● **THE TASK**
Line by line, repeat the data below exactly, beginning at the first line and ending at the line with "last_gen = 400". Omit pictures.

● **GIVEN MATERIAL**
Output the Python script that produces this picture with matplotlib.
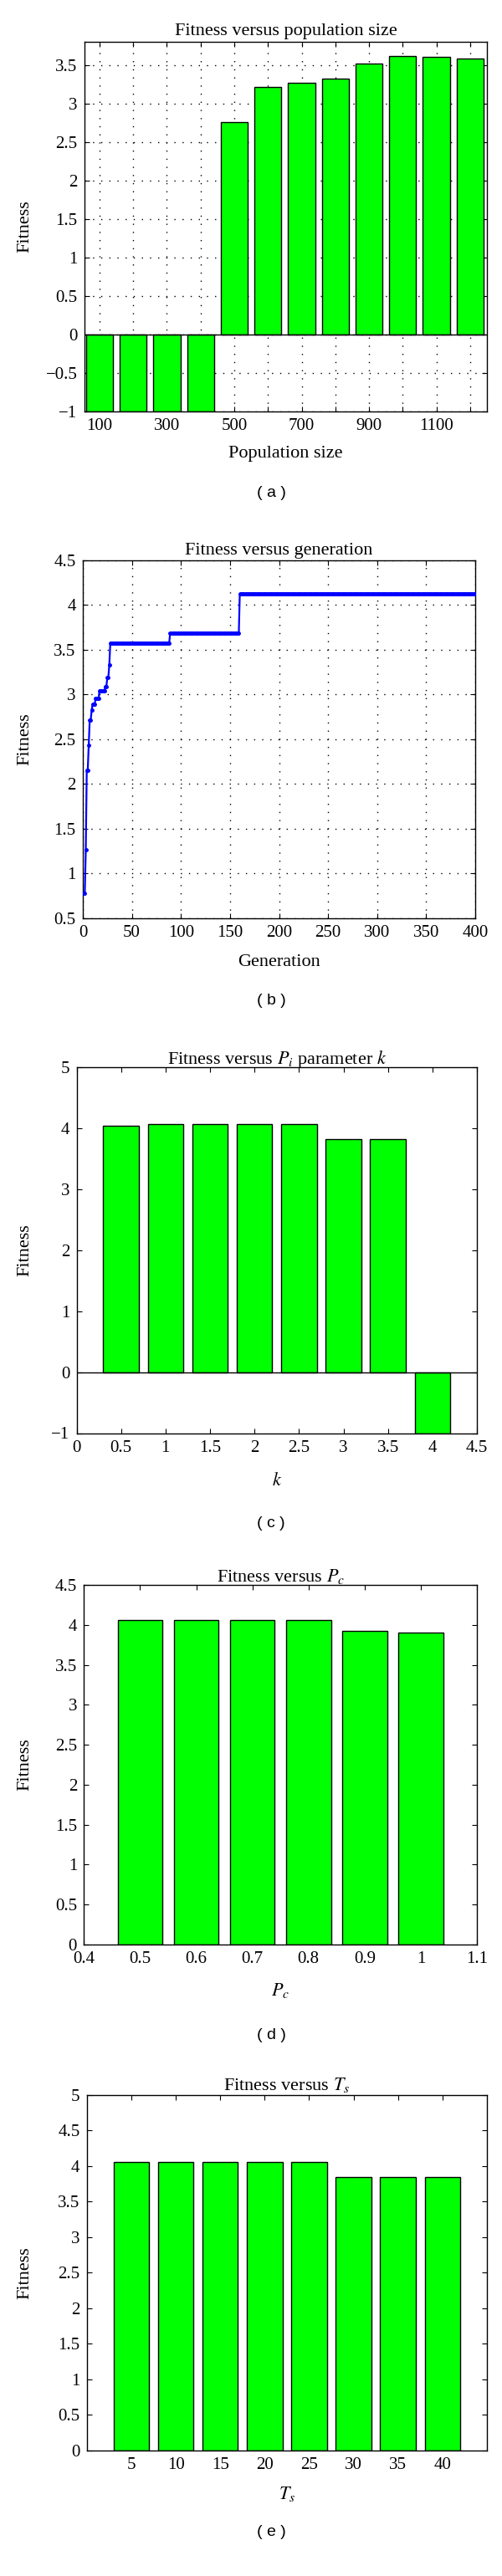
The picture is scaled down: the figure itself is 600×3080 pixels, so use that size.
import numpy as np
import matplotlib
matplotlib.use("Agg")
import matplotlib.pyplot as plt
from matplotlib.ticker import FuncFormatter, MultipleLocator

plt.rcParams['font.family'] = ['Liberation Serif', 'DejaVu Serif']
plt.rcParams['mathtext.fontset'] = 'stix'
plt.rcParams['font.size'] = 16
plt.rcParams['axes.unicode_minus'] = True

# (a) fitness versus population size
pop_size = [100, 200, 300, 400, 500, 600, 700, 800, 900, 1000, 1100, 1200]
pop_fitness = [-1, -1, -1, -1, 2.757, 3.216, 3.266, 3.32, 3.513, 3.617, 3.605, 3.58]

# (b) fitness versus generation: best fitness held from step start generation
step_start = [1, 3, 4, 6, 7, 9, 10, 13, 17, 23, 25, 27, 28, 89, 160]
step_fitness = [0.78, 1.26, 2.15, 2.43, 2.71, 2.82, 2.89, 2.95, 3.04, 3.09,
                3.19, 3.33, 3.57, 3.68, 4.12]
last_gen = 400

# (c) fitness versus Pi parameter k
k_values = [0.5, 1.0, 1.5, 2.0, 2.5, 3.0, 3.5, 4.0]
k_fitness = [4.04, 4.06, 4.06, 4.06, 4.06, 3.82, 3.82, -1]

# (d) fitness versus Pc
pc_values = [0.5, 0.6, 0.7, 0.8, 0.9, 1.0]
pc_fitness = [4.056, 4.056, 4.056, 4.056, 3.924, 3.90]

# (e) fitness versus Ts
ts_values = [5, 10, 15, 20, 25, 30, 35, 40]
ts_fitness = [4.06, 4.06, 4.06, 4.06, 4.06, 3.85, 3.85, 3.85]

W, H = 600, 3080
fig = plt.figure(figsize=(W / 100, H / 100), dpi=100)

def make_ax(left, right, top, bottom):
    return fig.add_axes([left / W, 1 - bottom / H, (right - left) / W, (bottom - top) / H])

fmt = FuncFormatter(lambda v, p: ('%g' % round(v, 6)).replace('-', '\u2212'))
bar_color = '#00FF00'
dotted = (0, (1, 6))

def style(ax, grid=False):
    ax.tick_params(direction='in', top=True, right=True, length=4, width=0.8, labelsize=15)
    ax.tick_params(axis='x', pad=6)
    ax.tick_params(axis='y', pad=6)
    ax.yaxis.set_major_formatter(fmt)
    for s in ax.spines.values():
        s.set_linewidth(1.0)
    if grid:
        ax.grid(True, linestyle=dotted, color='k', linewidth=1.0)

def labels(ax, title, xlabel, tag, ax_h, ax_w, ax_left, pad_title, x_off, tag_y):
    ax.set_title(title, fontsize=16, pad=pad_title)
    ax.set_xlabel(xlabel, fontsize=16)
    ax.xaxis.set_label_coords(0.5, -(x_off - 9) / ax_h)
    ax.set_ylabel('Fitness', fontsize=16)
    ax.yaxis.set_label_coords(-(ax_left - 39) / ax_w, 0.5)
    fig.text(324 / W, 1 - tag_y / H, tag, ha='center', va='center',
             fontsize=14, family=['Liberation Sans', 'DejaVu Sans'])

# ---- (a)
ax = make_ax(100.8, 582, 50, 492)
ax.bar(pop_size, pop_fitness, width=80, color=bar_color, edgecolor='k', linewidth=1.0, zorder=2)
ax.axhline(0, color='k', linewidth=1.0, zorder=3)
ax.set_xlim(55, 1250)
ax.set_ylim(-1, 3.8)
ax.set_xticks(pop_size)
ax.set_xticklabels([str(v) if v % 200 == 100 else '' for v in pop_size])
ax.yaxis.set_major_locator(MultipleLocator(0.5))
style(ax, grid=True)
ax.set_axisbelow(True)
labels(ax, 'Fitness versus population size', 'Population size', '( a )',
       442, 481.2, 100.8, 6, 50, 590)

# ---- (b)
gens = np.arange(1, last_gen + 1)
run_len = np.diff(step_start + [last_gen + 1])
fit_gen = np.repeat(step_fitness, run_len)
ax = make_ax(99, 568, 669.6, 1097.7)
ax.plot(gens, fit_gen, color='#0000FF', linewidth=1.6, marker='.', markersize=5, zorder=3)
ax.set_xlim(0, 400)
ax.set_ylim(0.5, 4.5)
ax.xaxis.set_major_locator(MultipleLocator(50))
ax.yaxis.set_major_locator(MultipleLocator(0.5))
ax.xaxis.set_major_formatter(fmt)
style(ax, grid=True)
labels(ax, 'Fitness versus generation', 'Generation', '( b )',
       428.1, 469, 99, 5, 52, 1196.5)

# ---- (c)
ax = make_ax(91.5, 570, 1275.8, 1713.5)
ax.bar(k_values, k_fitness, width=0.4, color=bar_color, edgecolor='k', linewidth=1.0, zorder=2)
ax.axhline(0, color='k', linewidth=1.0, zorder=3)
ax.set_xlim(0, 4.5)
ax.set_ylim(-1, 5)
ax.xaxis.set_major_locator(MultipleLocator(0.5))
ax.yaxis.set_major_locator(MultipleLocator(1))
ax.xaxis.set_major_formatter(fmt)
style(ax)
labels(ax, 'Fitness versus $P_i$ parameter $k$', '$k$', '( c )',
       437.7, 478.5, 91.5, 3, 56, 1822)

# ---- (d)
ax = make_ax(100.4, 570, 1895, 2325)
ax.bar(pc_values, pc_fitness, width=0.08, color=bar_color, edgecolor='k', linewidth=1.0, zorder=2)
ax.set_xlim(0.4, 1.1)
ax.set_ylim(0, 4.5)
ax.xaxis.set_major_locator(MultipleLocator(0.1))
ax.yaxis.set_major_locator(MultipleLocator(0.5))
ax.xaxis.set_major_formatter(fmt)
style(ax)
labels(ax, 'Fitness versus $P_c$', '$P_c$', '( d )',
       430, 469.6, 100.4, 3, 53, 2434)

# ---- (e)
ax = make_ax(103.8, 582, 2505, 2929.6)
ax.bar(ts_values, ts_fitness, width=4, color=bar_color, edgecolor='k', linewidth=1.0, zorder=2)
ax.set_xlim(0, 45)
ax.set_ylim(0, 5)
ax.set_xticks(ts_values)
ax.yaxis.set_major_locator(MultipleLocator(0.5))
ax.xaxis.set_major_formatter(fmt)
style(ax)
labels(ax, 'Fitness versus $T_s$', '$T_s$', '( e )',
       424.6, 478.2, 103.8, 4, 50, 3028)

fig.savefig('out.png', dpi=100)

● **FULL OUTPUT**
Output the Python script that produces this picture with matplotlib.
The picture is scaled down: the figure itself is 600×3080 pixels, so use that size.
import numpy as np
import matplotlib
matplotlib.use("Agg")
import matplotlib.pyplot as plt
from matplotlib.ticker import FuncFormatter, MultipleLocator

plt.rcParams['font.family'] = ['Liberation Serif', 'DejaVu Serif']
plt.rcParams['mathtext.fontset'] = 'stix'
plt.rcParams['font.size'] = 16
plt.rcParams['axes.unicode_minus'] = True

# (a) fitness versus population size
pop_size = [100, 200, 300, 400, 500, 600, 700, 800, 900, 1000, 1100, 1200]
pop_fitness = [-1, -1, -1, -1, 2.757, 3.216, 3.266, 3.32, 3.513, 3.617, 3.605, 3.58]

# (b) fitness versus generation: best fitness held from step start generation
step_start = [1, 3, 4, 6, 7, 9, 10, 13, 17, 23, 25, 27, 28, 89, 160]
step_fitness = [0.78, 1.26, 2.15, 2.43, 2.71, 2.82, 2.89, 2.95, 3.04, 3.09,
                3.19, 3.33, 3.57, 3.68, 4.12]
last_gen = 400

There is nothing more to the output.